WORK INSTRUCTIONS: Take the lines of the data below from the very first through the line containing "minimum width=251.5pt, minimum" and output them exactly, pictures excluded.

/---

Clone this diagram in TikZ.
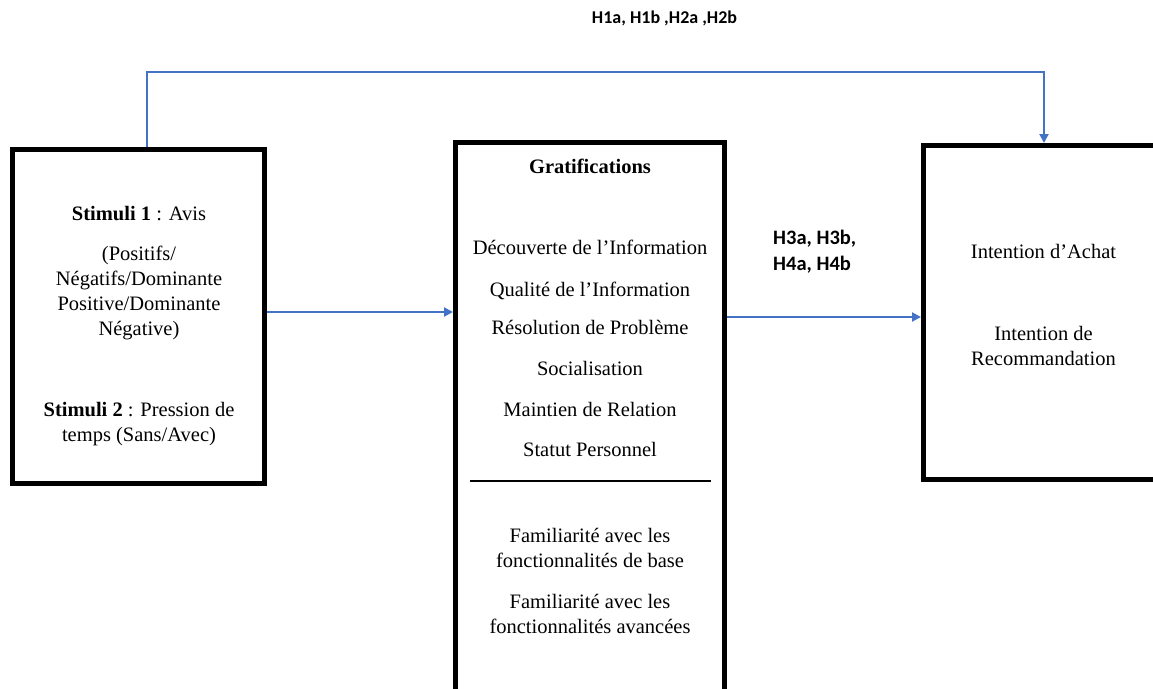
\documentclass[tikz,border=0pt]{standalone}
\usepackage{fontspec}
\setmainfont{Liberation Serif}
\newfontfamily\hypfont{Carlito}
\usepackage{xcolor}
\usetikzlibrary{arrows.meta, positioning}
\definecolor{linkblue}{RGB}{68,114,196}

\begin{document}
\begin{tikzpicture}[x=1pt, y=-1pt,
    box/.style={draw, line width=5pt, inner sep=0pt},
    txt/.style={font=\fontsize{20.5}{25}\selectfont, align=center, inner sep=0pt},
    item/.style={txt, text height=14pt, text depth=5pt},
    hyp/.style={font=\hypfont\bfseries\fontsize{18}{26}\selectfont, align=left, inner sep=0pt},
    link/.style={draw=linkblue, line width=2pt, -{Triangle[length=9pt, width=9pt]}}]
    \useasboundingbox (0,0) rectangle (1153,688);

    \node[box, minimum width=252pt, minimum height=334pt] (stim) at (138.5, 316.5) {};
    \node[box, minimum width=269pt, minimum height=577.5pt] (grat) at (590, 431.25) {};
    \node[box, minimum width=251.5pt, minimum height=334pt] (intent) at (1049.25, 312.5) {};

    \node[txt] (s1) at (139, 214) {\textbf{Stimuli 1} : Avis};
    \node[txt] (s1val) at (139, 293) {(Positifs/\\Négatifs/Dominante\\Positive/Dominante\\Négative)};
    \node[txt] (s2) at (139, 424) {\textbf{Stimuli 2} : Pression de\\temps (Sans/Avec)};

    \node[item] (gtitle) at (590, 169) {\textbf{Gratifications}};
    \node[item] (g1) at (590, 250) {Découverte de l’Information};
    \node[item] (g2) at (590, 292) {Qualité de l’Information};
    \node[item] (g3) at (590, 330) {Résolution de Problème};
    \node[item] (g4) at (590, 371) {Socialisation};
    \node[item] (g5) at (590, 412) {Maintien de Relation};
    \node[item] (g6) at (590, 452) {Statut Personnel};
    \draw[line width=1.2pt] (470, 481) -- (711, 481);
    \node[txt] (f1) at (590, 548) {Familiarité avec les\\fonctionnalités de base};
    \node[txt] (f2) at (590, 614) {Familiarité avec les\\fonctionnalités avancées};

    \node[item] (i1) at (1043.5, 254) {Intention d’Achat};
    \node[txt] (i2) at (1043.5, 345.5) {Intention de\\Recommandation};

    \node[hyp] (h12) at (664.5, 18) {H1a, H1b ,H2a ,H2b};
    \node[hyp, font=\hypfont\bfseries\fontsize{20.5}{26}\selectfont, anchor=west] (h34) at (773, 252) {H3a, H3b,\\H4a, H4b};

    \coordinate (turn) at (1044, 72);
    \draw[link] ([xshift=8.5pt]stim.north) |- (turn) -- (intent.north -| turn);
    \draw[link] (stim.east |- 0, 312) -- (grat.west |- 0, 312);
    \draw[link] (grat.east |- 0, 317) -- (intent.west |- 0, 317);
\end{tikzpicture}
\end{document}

\---

EXERCISE SOLUTION:
Clone this diagram in TikZ.
\documentclass[tikz,border=0pt]{standalone}
\usepackage{fontspec}
\setmainfont{Liberation Serif}
\newfontfamily\hypfont{Carlito}
\usepackage{xcolor}
\usetikzlibrary{arrows.meta, positioning}
\definecolor{linkblue}{RGB}{68,114,196}

\begin{document}
\begin{tikzpicture}[x=1pt, y=-1pt,
    box/.style={draw, line width=5pt, inner sep=0pt},
    txt/.style={font=\fontsize{20.5}{25}\selectfont, align=center, inner sep=0pt},
    item/.style={txt, text height=14pt, text depth=5pt},
    hyp/.style={font=\hypfont\bfseries\fontsize{18}{26}\selectfont, align=left, inner sep=0pt},
    link/.style={draw=linkblue, line width=2pt, -{Triangle[length=9pt, width=9pt]}}]
    \useasboundingbox (0,0) rectangle (1153,688);

    \node[box, minimum width=252pt, minimum height=334pt] (stim) at (138.5, 316.5) {};
    \node[box, minimum width=269pt, minimum height=577.5pt] (grat) at (590, 431.25) {};
    \node[box, minimum width=251.5pt, minimum height=334pt] (intent) at (1049.25, 312.5) {};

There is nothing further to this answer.